It was the fourth day after the brutal, violent anti-Hindu riots that have engulfed Delhi, and have uprooted the lives of thousands of people living in these areas.
The first thing we saw upon entering the riot-hit areas of Chand Bagh is a ruined, gutted shop. Oranges were scattered all over the place. Media persons were busy filming the oranges. It was the first image, but we moved on, we wanted to witness the characters who suffered in this brutality.
Passing cordons of security personnel, we entered Karawal Nagar, the area where AAP councillor Tahir Hussain’s house is located, the man who was allegedly behind the murder of IB officer Ankit Sharma. The big house was surrounded by police and media personnel. We moved on. In the lane just opposite to Hussain’s house, behind a closed gate, we saw faces, over two dozen faces that were watching the march of the security forces with scared, wary eyes. No media person had turned towards this part yet.
We approached those people. We asked them are they just scared or are they the victims of these riots too. Then the floodgates opened, stories of horror and brutality started flowing. We wanted to know the stories that could not make it to media coverage in these four days. Then we met a man who could not control his emotions upon seeing us. It was Shyam Sahni, the ‘Chaiwala’ in these areas who was running the tiny ‘Syam Tea Stall’ for many years. Not anymore.
Shyam Sahni was sitting bewildered on the floor, with his wife and son. Upon asking he told us his story.
I was in my shop making tea on Monday. From the morning, the Muslims in the area were protesting against the CAA. Then I heard that a large mob, with thousands of Muslims, is proceeding towards this area, smashing shops and moving from Changbagh towards Karawal Nagar. We quickly pulled the shutter and escaped through the back door. But the mob did not spare my shop. They brought a sewing machine and broke the shutter with it. They first looted the shop, then ransacked it, broke everything that they could not take. Then a petrol bomb came from Tahir Hussain’s rooftop and bured my shop.
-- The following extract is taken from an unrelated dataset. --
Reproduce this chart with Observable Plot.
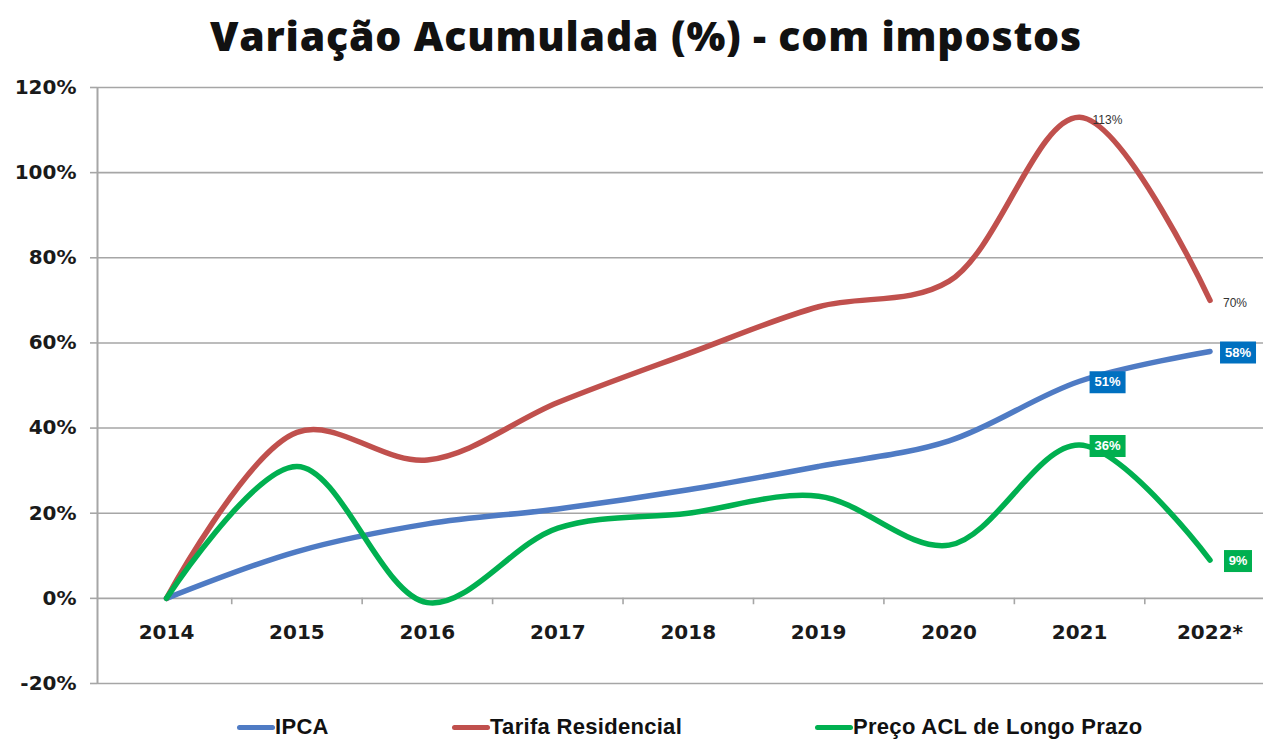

Shyam further told us that he watched this horror unfold hiding in a bylane, but he could not do anything. Then he heard that a large Muslim mob has attacked the houses of Hindus in Yamuna Vihar area. Since Shyam’s house was located in that area, he ran fearing for the lives of his wife and children. He reached his home and told his wife to take their four children and leave, away from the Muslim-majority locality and to the house of a family friend in another lane.
Shyam narrates that they were so scared that they spent the rest of the day and night holed up in a corner, hungry and thirsty. When police forces came the next morning, Shyam mustered the courage to come out and go towards his shop. When he reached and saw what had become of his shop, the means of livelihood, he broke down.
Neighbours told us that since that day, Shyam has neither changed nor have eaten a morsel of food. “I am ruined. I have no idea where to go or what to do.” He says that overall, he lost over 5 lakh rupees.
Shyam had come to Delhi in search of livelihood over 20 years ago. He is from Vaishali, Bihar. His family consists of his wife and four children. Shyam’s four children, Neeraj, Dhheraj, Sunny, and Roshan have been living under fear for the last few days.